According to the Minnesota Department of Health’s data regarding variants in sequenced cases for the two-week surveillance period ending Jan. 14, “XBB lineages continue to ascend,” now comprising 15 percent of sequenced specimens compared to nine percent in the previous two-week period.
The MDH noted that “this is the third consecutive two-week period of growth for XBB lineages.” The proportion of specimens identified as BA.2.75 is also up for the fifth consecutive surveillance period, at 10 percent from six percent in the last period. And, while BQ.1.1 comprises the largest proportion of sequenced specimens compared to other variants, it has fallen from 45 percent last period to 40 percent this period.

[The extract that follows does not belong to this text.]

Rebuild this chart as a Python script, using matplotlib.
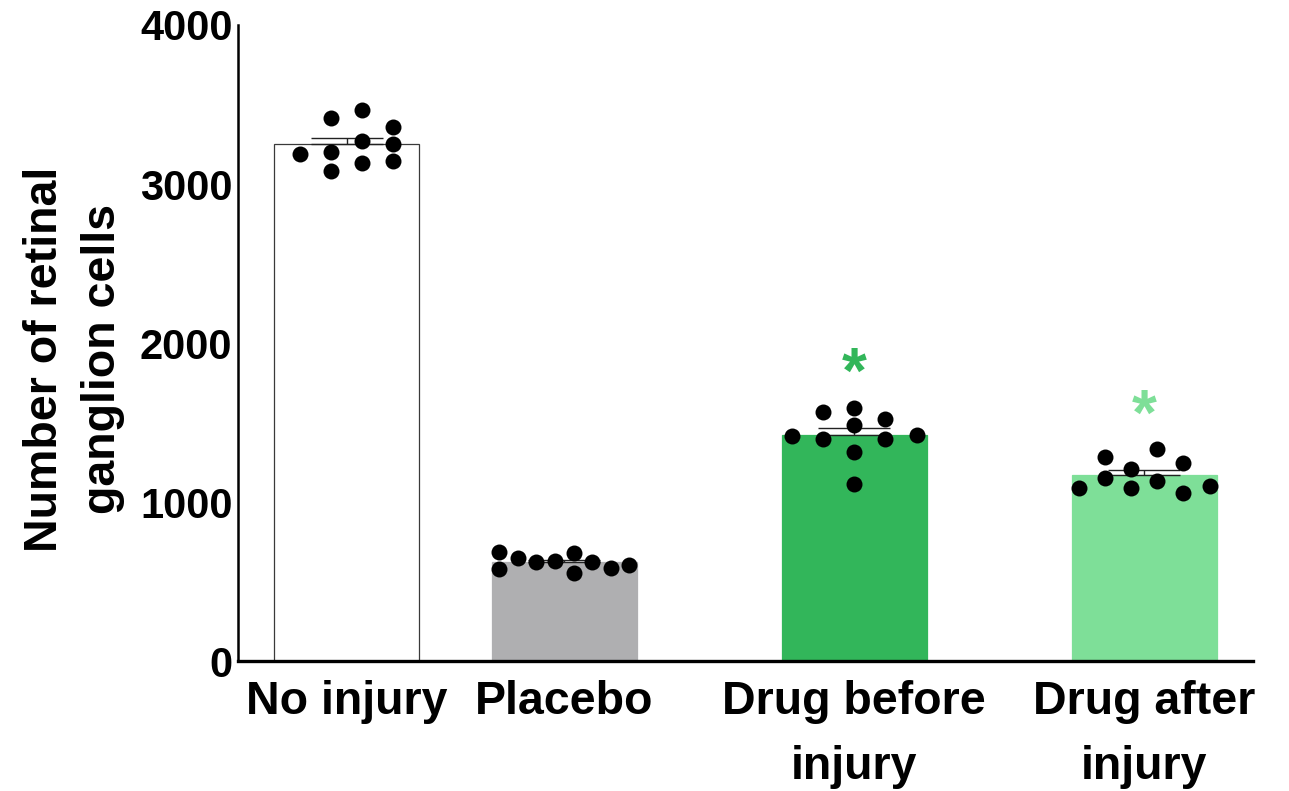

We’re back to mixed signals after seeing declines in wastewater COVID levels throughout the state last week. According to the latest data out of the University of Minnesota’s Wastewater SARS-CoV2 Surveillance Study, there is a relatively even split between regions seeing increasing COVID levels and those seeing decreasing levels for the week ending Jan. 22.
The study’s north east region saw an increase of 92 percent over the prior four weeks and an increase of 68 percent over the prior week; these were the largest increases experienced this period. The study’s south west region experienced a more modest increase of 33 percent over the prior four weeks and 16 percent of the prior week.
While the north east and south west both saw a trend of a larger four-week increase and relatively smaller one-week decrease, the Central region saw the opposite. The region saw an 18 percent increase over the prior four weeks and a 63 percent increase over the prior week. This indicates a rather sudden increase after a longer period of gradual decline starting in early December.
COVID levels in wastewater declined over both the prior four weeks and one week in the study’s north west, south central and south west Regions. The Twin Cities metro, the study’s largest region, saw modest declines of 10 percent over the prior four weeks and one percent over the prior week.
CDC rates one county as high risk this week and 18 as medium risk
According to the new Centers for Disease Control and Prevention’s “Community Level” COVID-19 assessments, Nobles County is the only county rated as high risk this week. This is a decrease from last week when three counties, including Nobles, were rated high risk.
Although the number of high-risk counties declined from last week, the number of counties rated medium risk is more than double the number last week, from seven last week to 18 this week. The medium-risk counties are concentrated in the southwestern, central and northwestern parts of the state.
The counties rated as medium risk or higher also have COVID hospital admissions at 10 per 100,000 or higher. Brown, Renville and Redwood counties, which are rated medium risk, each have 18 COVID hospital admissions per 100,000.
Twenty-two counties have case rates that meet the CDC’s definition of high transmission (weekly case rates of 100 or more cases per 100,000), a decrease from the 32 that met that threshold last week. Nobles County and Pope County have a weekly case rate that exceeds 200 per 100,000.
The number of counties that meet the CDC’s definition of “substantial” transmission (weekly case rates of 50-99.9 per 100,000) is relatively similar to last week, 44 counties met that definition this week compared to 48 counties last week.